The UK has carved out its own path in targeted sectors – most notably through the Edinburgh Reforms aimed at financial and banking services, as well as a more flexible regulatory framework for artificial intelligence compared to that of the EU. However, aside from these initiatives, the overall divergence in regulation remains limited: only a third of the 6,800 European texts that were incorporated into UK law have been amended or repealed. With the exceptional framework (REUL Act) expiring on 23 June, any future amendments will have to follow the standard parliamentary procedure, which is longer and more restrictive, likely slowing the pace of divergence from European standards.

Finally, regarding immigration, the desire to regain control over borders has been achieved through the introduction of a points-based immigration system and the end of free movement for Europeans within the UK. Consequently, the net migration balance from the EU plummeted following the referendum, becoming negative by 2022. However, this new system has not led to an overall reduction in immigration. In fact, immigration from non-EU countries increased massively (with total net migration reaching a record high in 2023), before a tightening of regulations led to a decline in 2025, though remaining above pre-Brexit levels (Chart3). Thus, the UK has regained control over migration channels yet has not reduced total migration flows.

A significant economic cost

In 2018, the Office for Budget Responsibility (OBR) projected a 4% decrease in productivity and a 15% reduction in trade over the long term – projections it then reaffirmed in 2024. These figures are corroborated by an NBER study (2025), which found that the UK’s GDP is currently 6-8% lower than it would have been had the UK not left the EU. The same study revealed that investment, employment and productivity levels are also lower than they would have been without Brexit, with investment shortfalls ranging from -12% to -18%, and employment and productivity deficits between -3% and -4%. This trend is illustrated by the disparity in real GDP between the UK and the EU27 (Chart1), as well as the growth rates of exports (+3.8%) and imports (+4.9%) between 2021 and 2025, which lag behind those of similar economies (Chart4). As a result, uncertainty and trade barriers have had measurable effects on growth.

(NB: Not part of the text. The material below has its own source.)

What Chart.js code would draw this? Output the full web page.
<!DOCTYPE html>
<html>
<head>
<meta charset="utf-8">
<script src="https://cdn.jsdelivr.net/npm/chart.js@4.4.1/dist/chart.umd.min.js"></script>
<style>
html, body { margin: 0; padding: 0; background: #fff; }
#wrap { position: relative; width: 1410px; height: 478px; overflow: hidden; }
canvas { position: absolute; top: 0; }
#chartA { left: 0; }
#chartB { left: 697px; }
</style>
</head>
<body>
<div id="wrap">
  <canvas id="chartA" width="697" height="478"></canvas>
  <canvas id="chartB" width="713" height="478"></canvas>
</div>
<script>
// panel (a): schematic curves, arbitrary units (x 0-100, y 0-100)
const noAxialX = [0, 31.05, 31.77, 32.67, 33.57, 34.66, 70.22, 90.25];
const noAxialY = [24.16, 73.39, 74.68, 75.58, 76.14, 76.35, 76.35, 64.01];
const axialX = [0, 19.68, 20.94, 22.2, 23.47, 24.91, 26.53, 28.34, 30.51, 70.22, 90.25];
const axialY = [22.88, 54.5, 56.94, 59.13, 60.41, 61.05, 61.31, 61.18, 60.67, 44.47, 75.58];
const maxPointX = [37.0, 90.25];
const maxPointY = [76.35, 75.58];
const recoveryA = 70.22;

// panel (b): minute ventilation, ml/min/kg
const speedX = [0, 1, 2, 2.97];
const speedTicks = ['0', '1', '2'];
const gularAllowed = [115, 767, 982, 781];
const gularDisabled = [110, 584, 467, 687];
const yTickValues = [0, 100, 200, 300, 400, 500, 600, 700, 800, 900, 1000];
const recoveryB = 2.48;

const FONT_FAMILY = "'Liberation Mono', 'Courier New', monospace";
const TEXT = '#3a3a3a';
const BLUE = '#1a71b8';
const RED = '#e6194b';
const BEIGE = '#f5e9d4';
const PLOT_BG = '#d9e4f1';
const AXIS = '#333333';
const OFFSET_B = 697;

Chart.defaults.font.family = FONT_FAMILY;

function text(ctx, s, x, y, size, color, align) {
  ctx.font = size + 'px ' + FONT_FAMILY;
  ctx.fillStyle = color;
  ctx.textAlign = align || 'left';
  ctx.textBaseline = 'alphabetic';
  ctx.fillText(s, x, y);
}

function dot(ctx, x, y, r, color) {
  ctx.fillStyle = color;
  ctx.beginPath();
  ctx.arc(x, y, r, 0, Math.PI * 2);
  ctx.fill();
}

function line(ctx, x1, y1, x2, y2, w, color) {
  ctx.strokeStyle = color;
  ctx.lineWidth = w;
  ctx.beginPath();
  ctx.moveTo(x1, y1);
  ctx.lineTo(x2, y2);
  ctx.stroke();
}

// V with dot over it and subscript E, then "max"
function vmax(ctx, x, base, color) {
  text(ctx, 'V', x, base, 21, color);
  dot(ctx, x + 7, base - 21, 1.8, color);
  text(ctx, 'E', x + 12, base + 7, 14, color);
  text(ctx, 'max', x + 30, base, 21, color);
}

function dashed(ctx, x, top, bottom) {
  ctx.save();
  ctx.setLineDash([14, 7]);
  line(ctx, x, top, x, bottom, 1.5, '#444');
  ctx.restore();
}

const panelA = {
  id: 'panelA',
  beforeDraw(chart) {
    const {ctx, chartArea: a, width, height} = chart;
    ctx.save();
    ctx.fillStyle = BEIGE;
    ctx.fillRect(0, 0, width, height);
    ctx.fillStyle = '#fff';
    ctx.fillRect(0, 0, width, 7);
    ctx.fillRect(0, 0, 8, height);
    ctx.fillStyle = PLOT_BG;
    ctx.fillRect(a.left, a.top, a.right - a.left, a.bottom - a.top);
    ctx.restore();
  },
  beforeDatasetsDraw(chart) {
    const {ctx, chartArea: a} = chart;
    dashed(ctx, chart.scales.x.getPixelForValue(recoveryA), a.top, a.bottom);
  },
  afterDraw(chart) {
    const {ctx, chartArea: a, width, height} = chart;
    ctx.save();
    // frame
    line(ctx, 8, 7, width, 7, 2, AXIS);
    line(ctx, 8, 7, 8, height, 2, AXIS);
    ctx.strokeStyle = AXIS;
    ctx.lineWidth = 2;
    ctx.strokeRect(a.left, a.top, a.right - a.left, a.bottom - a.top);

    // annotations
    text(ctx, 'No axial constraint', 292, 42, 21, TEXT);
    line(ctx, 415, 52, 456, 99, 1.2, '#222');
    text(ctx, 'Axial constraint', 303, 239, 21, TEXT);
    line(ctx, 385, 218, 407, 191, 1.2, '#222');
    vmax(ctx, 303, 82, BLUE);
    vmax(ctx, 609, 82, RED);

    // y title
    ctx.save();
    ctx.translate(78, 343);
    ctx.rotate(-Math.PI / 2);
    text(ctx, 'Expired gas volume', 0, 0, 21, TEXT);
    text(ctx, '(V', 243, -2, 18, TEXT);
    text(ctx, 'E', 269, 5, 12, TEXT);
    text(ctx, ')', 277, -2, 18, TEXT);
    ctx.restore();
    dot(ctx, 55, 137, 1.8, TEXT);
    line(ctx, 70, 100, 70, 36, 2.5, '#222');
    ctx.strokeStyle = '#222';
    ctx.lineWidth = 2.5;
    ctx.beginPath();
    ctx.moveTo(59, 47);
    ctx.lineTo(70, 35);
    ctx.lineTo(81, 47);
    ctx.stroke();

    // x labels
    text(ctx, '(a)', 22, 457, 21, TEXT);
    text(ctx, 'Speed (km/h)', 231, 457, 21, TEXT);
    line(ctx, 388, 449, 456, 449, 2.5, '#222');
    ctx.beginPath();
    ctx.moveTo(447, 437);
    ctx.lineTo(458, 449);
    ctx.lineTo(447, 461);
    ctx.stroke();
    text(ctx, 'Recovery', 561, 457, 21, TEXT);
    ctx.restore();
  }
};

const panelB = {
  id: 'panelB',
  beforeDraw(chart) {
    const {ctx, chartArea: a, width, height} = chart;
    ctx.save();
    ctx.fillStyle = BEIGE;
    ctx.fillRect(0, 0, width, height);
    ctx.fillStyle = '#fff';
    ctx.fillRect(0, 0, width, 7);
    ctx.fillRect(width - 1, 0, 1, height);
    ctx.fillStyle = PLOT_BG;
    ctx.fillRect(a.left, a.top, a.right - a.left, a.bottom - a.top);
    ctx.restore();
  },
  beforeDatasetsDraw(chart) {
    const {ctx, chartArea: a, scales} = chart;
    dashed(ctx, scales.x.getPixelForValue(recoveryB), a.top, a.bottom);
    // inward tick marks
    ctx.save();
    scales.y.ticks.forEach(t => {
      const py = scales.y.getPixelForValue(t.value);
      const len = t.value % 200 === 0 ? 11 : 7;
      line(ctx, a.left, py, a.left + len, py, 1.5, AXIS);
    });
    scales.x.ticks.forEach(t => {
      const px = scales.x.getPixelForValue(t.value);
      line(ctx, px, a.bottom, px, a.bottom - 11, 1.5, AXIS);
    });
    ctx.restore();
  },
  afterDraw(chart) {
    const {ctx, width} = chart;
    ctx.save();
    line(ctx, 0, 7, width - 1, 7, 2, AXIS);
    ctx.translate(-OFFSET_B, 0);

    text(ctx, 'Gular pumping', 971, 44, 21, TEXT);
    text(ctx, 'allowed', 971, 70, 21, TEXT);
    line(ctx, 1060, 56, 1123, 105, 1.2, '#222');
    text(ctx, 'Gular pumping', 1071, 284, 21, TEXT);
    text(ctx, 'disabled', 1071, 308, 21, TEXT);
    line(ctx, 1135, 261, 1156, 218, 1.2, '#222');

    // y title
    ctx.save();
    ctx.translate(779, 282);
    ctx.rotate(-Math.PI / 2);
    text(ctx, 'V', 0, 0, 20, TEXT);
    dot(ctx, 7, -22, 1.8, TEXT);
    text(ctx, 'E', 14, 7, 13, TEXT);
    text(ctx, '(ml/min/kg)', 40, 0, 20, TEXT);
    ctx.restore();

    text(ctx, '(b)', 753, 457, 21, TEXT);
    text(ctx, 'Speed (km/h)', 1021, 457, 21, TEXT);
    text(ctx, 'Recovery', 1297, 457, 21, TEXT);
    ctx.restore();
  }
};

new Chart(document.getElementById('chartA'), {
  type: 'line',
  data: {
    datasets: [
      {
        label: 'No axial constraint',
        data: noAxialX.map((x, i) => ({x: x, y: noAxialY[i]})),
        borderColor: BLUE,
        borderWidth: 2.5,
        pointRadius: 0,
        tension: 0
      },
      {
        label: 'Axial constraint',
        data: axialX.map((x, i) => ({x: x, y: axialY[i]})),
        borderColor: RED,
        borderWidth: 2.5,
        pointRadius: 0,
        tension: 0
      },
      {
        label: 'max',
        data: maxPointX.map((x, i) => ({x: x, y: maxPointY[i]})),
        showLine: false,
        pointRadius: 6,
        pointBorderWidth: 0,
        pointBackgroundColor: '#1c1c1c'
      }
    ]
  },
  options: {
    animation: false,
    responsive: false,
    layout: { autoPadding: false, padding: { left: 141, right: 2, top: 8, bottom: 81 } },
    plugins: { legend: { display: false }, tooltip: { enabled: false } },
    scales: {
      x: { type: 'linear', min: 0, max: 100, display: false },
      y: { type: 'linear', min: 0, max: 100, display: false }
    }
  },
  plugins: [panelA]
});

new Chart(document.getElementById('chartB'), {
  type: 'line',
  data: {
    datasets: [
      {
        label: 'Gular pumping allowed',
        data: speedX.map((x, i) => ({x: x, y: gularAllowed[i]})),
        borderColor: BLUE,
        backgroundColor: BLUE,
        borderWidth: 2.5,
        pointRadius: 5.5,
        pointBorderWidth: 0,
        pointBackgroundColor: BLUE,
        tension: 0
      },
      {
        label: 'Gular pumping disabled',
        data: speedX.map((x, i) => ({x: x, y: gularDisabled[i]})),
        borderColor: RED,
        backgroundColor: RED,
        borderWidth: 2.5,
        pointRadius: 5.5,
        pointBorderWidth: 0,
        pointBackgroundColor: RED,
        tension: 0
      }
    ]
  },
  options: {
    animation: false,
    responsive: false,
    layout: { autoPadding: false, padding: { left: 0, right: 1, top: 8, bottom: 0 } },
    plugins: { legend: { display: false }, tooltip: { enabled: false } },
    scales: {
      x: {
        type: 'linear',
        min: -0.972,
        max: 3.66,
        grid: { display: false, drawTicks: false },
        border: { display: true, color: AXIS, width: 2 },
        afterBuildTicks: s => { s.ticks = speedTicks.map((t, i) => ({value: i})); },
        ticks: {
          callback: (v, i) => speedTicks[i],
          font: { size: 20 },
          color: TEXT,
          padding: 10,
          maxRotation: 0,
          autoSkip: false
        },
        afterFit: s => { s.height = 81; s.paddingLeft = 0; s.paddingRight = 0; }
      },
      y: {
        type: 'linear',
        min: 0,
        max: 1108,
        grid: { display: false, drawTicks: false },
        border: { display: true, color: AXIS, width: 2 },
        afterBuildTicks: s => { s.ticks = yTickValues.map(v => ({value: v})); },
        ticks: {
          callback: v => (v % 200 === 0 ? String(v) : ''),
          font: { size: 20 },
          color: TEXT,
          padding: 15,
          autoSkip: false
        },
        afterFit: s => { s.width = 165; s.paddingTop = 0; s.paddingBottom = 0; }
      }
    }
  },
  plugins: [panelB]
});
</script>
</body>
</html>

The UK still benefits from structural advantages that existed prior to Brexit and remain relevant

The effects of Brexit differ across various sectors and regions. The UK remains an attractive destination for foreign direct investment, especially in financial services, technology and artificial intelligence. This is largely due to more flexible regulations in these sectors compared to the EU (a flexibility that existed prior to Brexit and has since been further enhanced, particularly regarding prudential regulations), a deliberately pro-innovation government policy (evidenced by the AI Opportunities Action Plan and the regulatory sandbox), as well as inherent structural strengths (the robustness of its financial and technological ecosystems, its skilled workforce, and its language and time zone advantages, which facilitate bridges to North American and Asian markets).

This combination of factors has supported business investment (Chart2), the only area where the UK has managed in recent years to partially close the gap that had opened with the EU (while the Draghi report highlighted that excessive regulation has penalized such investment within the EU).

A strategic pivot toward the European Union. The UK is now seeking a rapprochement with the European Union

The bilateral summit on 19 May 2025, the first since Brexit, culminated in a joint declaration, a security and defence partnership, and a roadmap aimed at strengthening cooperation in several areas. Concrete progress has already been made, such as the extension of the fisheries agreement, discussions on the alignment of carbon markets, and a proposal for a common sanitary and phytosanitary area (with dynamic regulatory adjustments) to remove trade barriers in this sector. Furthermore, the UK is currently negotiating for broader access to specific European programmes as a third country, notably the SAFE defence fund and the European Industrial Accelerator Act. The forthcoming bilateral summit, to be held on 22 July, should help to advance these discussions. This strategic shift is a response to an increasingly challenging international environment, characterised by escalating geopolitical tensions, heightened economic rivalries, and energy and climate issues. It would also help to ease the economic friction caused by Brexit, capitalising on the fact that the majority of the British public is now dissatisfied with Brexit and largely in favour of the country rejoining the EU.